Il y a donc dans tous les cas un seuil limite au-delà duquel le psychisme ne peut intégrer l’expérience qui devient alors une expérience de rupture traumatique. Il semblerait que cette expérience soit l’une des origines possibles des perturbations mnésiques de la psychose.

De surcroît, il peut être intéressant de relier cette expérience de rupture traumatique à une rupture de rythme, dont nous avons parlé en III.1. Si la mère de l'enfant s'absente un temps donné, l'enfant l'attendra sans trop de difficultés. Mais pour un temps plus long, qui ne correspond pas au vécu déjà connu de la répétition, l'angoisse va surgir. Et pour un temps encore plus long, jamais expérimenté, l'angoisse agonistique envahit le psychisme. « La rythmicité permet une anticipation de la retrouvaille et soutient ainsi le développement de la pensée – de la pensée de l’absence. […] Pour cela, l’objet ne doit pas s’absenter un temps au-delà duquel le bébé est capable d’en garder le souvenir vivant. […] Une première perspective consiste donc à considérer le rythme comme constitutif d’une base de sécurité. La sécurité de base est l’effet de – ou suppose – une rythmicité, une expérience rythmique . L’objet ne doit pas démentir la promesse de retrouvaille, et la retrouvaille doit s’effectuer de manière rythmique, et à un rythme qui garantisse la continuité (s’il faut nourrir un bébé toutes les trois heures, ce n’est pas seulement pour des raisons physiologiques ». Ce qu’il est essentiel de saisir, c’est que « la rythmicité comme base de sécurité, constitutive de niveaux d’expérience très précoces, primitifs du bébé, concerne des éprouvés perceptifs et émotionnels antérieurs même à la rencontre avec un objet maternant, et déjà présents dans le fœtus », comme l’illustre le bruit pulsatoire qui correspond au rythme cardiaque de la mère (Ciccone, 2005, p. 25). Il existe donc bien un seuil au-delà duquel l’attente se transforme en vide psychique, en « trou », et où la discontinuité du rythme devient rupture. Mais il semblerait qu’il s’agisse plutôt d’une trace que d’un souvenir proprement dit (ce que dit d’ailleurs ACiccone lorsqu’il parle d’éprouvé perceptif et émotionnel), qui nécessite l’œuvre de la symbolisation.

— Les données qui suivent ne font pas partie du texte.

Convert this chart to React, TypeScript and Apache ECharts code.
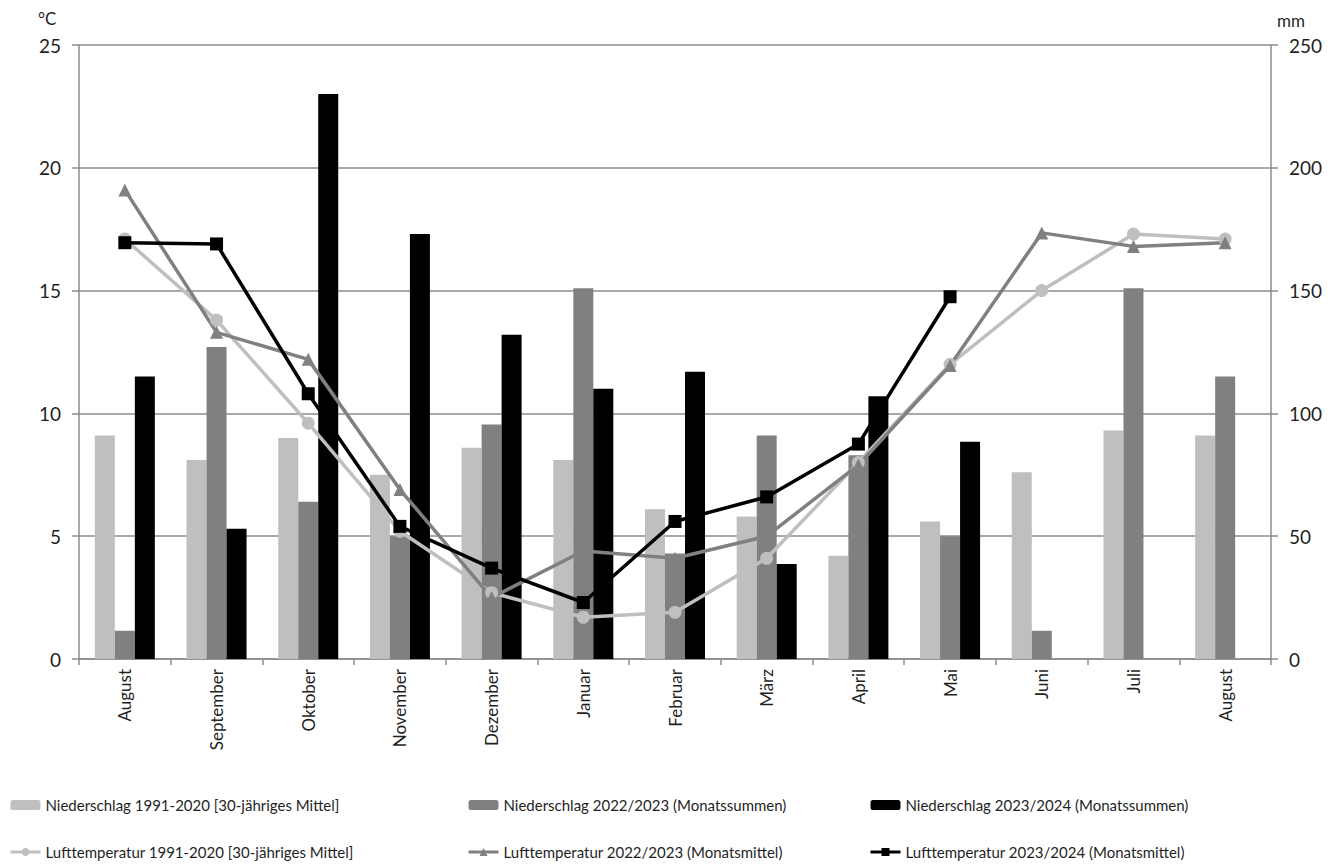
import React, { useEffect, useRef } from "react";
import * as echarts from "echarts";

const months = ["August", "September", "Oktober", "November", "Dezember", "Januar", "Februar", "März", "April", "Mai", "Juni", "Juli", "August"];

const precipMean = [91, 81, 90, 75, 86, 81, 61, 58, 42, 56, 76, 93, 91];
const precip2223 = [11.5, 127, 64, 50, 95.5, 151, 43, 91, 83, 50, 11.5, 151, 115];
const precip2324 = [115, 53, 230, 173, 132, 110, 117, 38.7, 107, 88.5, null, null, null];

const tempMean = [17.1, 13.8, 9.6, 5.2, 2.7, 1.7, 1.9, 4.1, 8.0, 12.0, 15.0, 17.3, 17.1];
const temp2223 = [19.1, 13.3, 12.2, 6.9, 2.5, 4.4, 4.1, 5.0, 7.9, 11.95, 17.35, 16.8, 16.95];
const temp2324 = [16.95, 16.9, 10.8, 5.4, 3.7, 2.3, 5.6, 6.6, 8.75, 14.75, null, null, null];

const tempTicks = [0, 5, 10, 15, 20, 25];
const precipTicks = [0, 50, 100, 150, 200, 250];

const names = {
  pm: "Niederschlag 1991-2020 [30-jähriges Mittel]",
  p22: "Niederschlag 2022/2023 (Monatssummen)",
  p23: "Niederschlag 2023/2024 (Monatssummen)",
  tm: "Lufttemperatur 1991-2020 [30-jähriges Mittel]",
  t22: "Lufttemperatur 2022/2023 (Monatsmittel)",
  t23: "Lufttemperatur 2023/2024 (Monatsmittel)",
};

const FONT = "Lato";
const TXT = "#1f1f1f";
const LIGHT = "#bfbfbf";
const MID = "#808080";
const DARK = "#000000";

export default function App() {
  const ref = useRef<HTMLDivElement>(null);
  useEffect(() => {
    if (!ref.current) return;
    const chart = echarts.init(ref.current, undefined, { renderer: "svg" });
    const legendBase = {
      orient: "vertical" as const,
      top: 795,
      itemWidth: 30,
      itemHeight: 10,
      itemGap: 27,
      padding: 0,
      lineStyle: { width: 3 },
      textStyle: { fontFamily: FONT, fontSize: 15, color: TXT, lineHeight: 20 },
    };
    chart.setOption({
      animation: false,
      backgroundColor: "#ffffff",
      textStyle: { fontFamily: FONT },
      grid: { left: 79, right: 59, top: 45, bottom: 208, containLabel: false },
      legend: [
        { ...legendBase, left: 9, data: [names.pm, names.tm] },
        { ...legendBase, left: 467, data: [names.p22, names.t22] },
        { ...legendBase, left: 869, data: [names.p23, names.t23] },
      ],
      graphic: [
        { type: "text", left: 38, top: 10, style: { text: "°C", fontFamily: FONT, fontSize: 17, fill: TXT } },
        { type: "text", left: 1277, top: 12, style: { text: "mm", fontFamily: FONT, fontSize: 17, fill: TXT } },
      ],
      xAxis: {
        type: "category",
        data: months,
        boundaryGap: true,
        axisLine: { lineStyle: { color: "#8c8c8c", width: 1.5 } },
        axisTick: { show: true, length: 6, lineStyle: { color: "#8c8c8c", width: 1.5 } },
        axisLabel: { rotate: 90, fontFamily: FONT, fontSize: 17, color: TXT, margin: 10 },
      },
      yAxis: [
        {
          type: "value",
          min: tempTicks[0],
          max: tempTicks[tempTicks.length - 1],
          interval: 5,
          axisLine: { show: true, lineStyle: { color: "#8c8c8c", width: 1.5 } },
          axisTick: { show: true, length: 7, lineStyle: { color: "#8c8c8c", width: 1.5 } },
          splitLine: { show: true, lineStyle: { color: "#8c8c8c", width: 1.5 } },
          axisLabel: { fontFamily: FONT, fontSize: 19, color: TXT, margin: 18 },
        },
        {
          type: "value",
          min: precipTicks[0],
          max: precipTicks[precipTicks.length - 1],
          interval: 50,
          position: "right",
          axisLine: { show: true, lineStyle: { color: "#8c8c8c", width: 1.5 } },
          axisTick: { show: true, length: 7, lineStyle: { color: "#8c8c8c", width: 1.5 } },
          splitLine: { show: false },
          axisLabel: { fontFamily: FONT, fontSize: 19, color: TXT, margin: 18 },
        },
      ],
      series: [
        { name: names.pm, type: "bar", yAxisIndex: 1, data: precipMean, barWidth: 20, barGap: "0%", itemStyle: { color: LIGHT } },
        { name: names.p22, type: "bar", yAxisIndex: 1, data: precip2223, barWidth: 20, barGap: "0%", itemStyle: { color: MID } },
        { name: names.p23, type: "bar", yAxisIndex: 1, data: precip2324, barWidth: 20, barGap: "0%", itemStyle: { color: DARK } },
        {
          name: names.tm, type: "line", yAxisIndex: 0, data: tempMean,
          symbol: "circle", symbolSize: 13,
          lineStyle: { color: LIGHT, width: 3.5 }, itemStyle: { color: LIGHT },
        },
        {
          name: names.t22, type: "line", yAxisIndex: 0, data: temp2223,
          symbol: "triangle", symbolSize: 13,
          lineStyle: { color: MID, width: 3.5 }, itemStyle: { color: MID },
        },
        {
          name: names.t23, type: "line", yAxisIndex: 0, data: temp2324,
          symbol: "rect", symbolSize: 13,
          lineStyle: { color: DARK, width: 3.5 }, itemStyle: { color: DARK },
        },
      ],
    });
    return () => chart.dispose();
  }, []);
  return <div ref={ref} style={{ position: "fixed", left: 0, top: 0, width: 1330, height: 867 }} />;
}
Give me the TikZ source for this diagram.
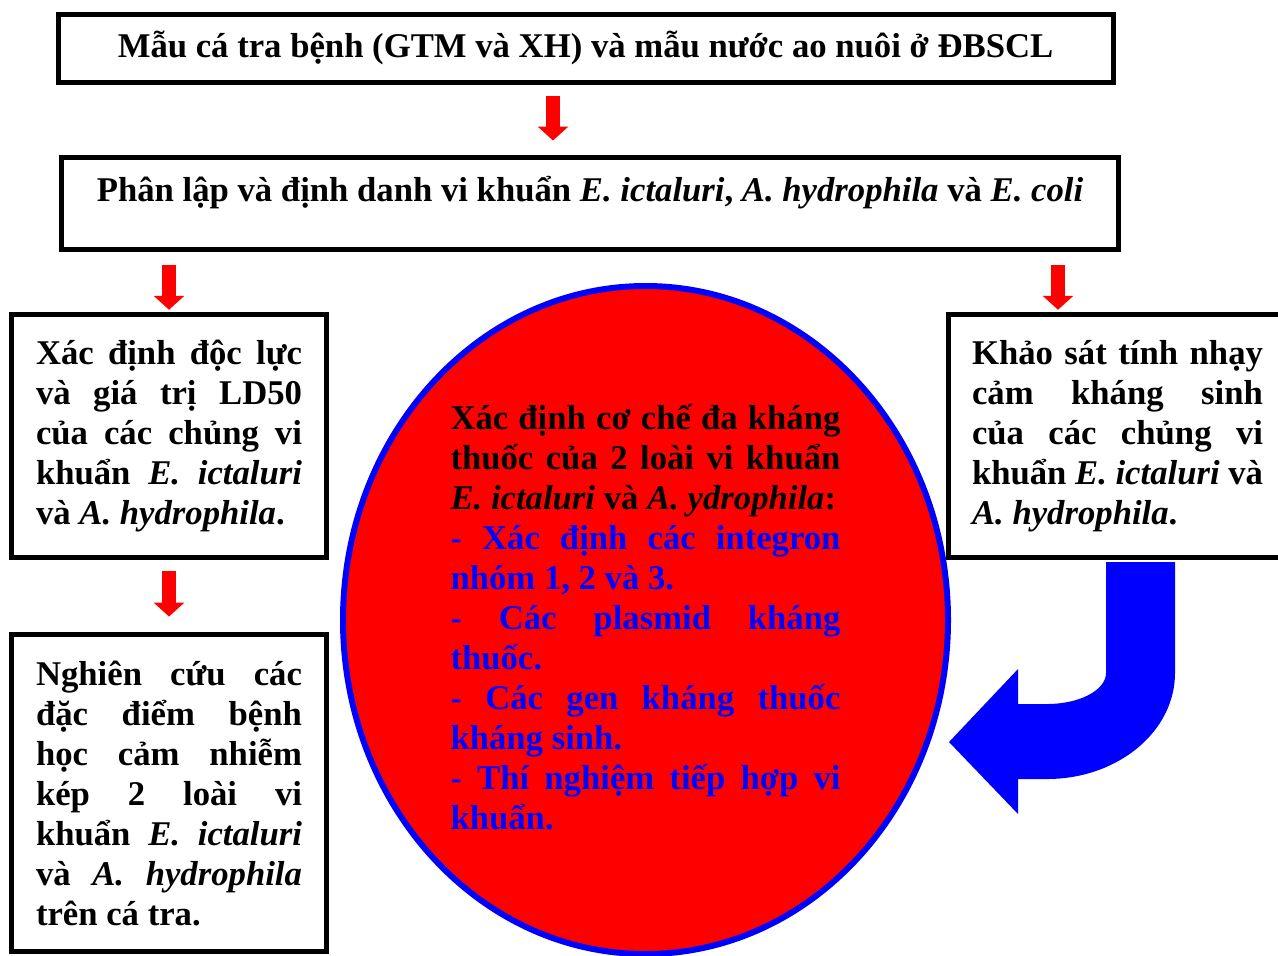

L’expérience de rupture traumatique empêche la mémoire de faire son travail d’historicité. La mémoire psychotique, lorsqu’elle est mémoire « déficiente », témoigne surtout de carences en symbolisation (cf. III.2.2. supra). Il semble donc que « se souvenir » nécessite en tout premier lieu l’accès à une symbolisation primaire, qui permettra l’instauration de représentations mues par des affects et signifiantes, capables de se symboliser en second lieu dans le langage, en tant qu’il est porteur de sens.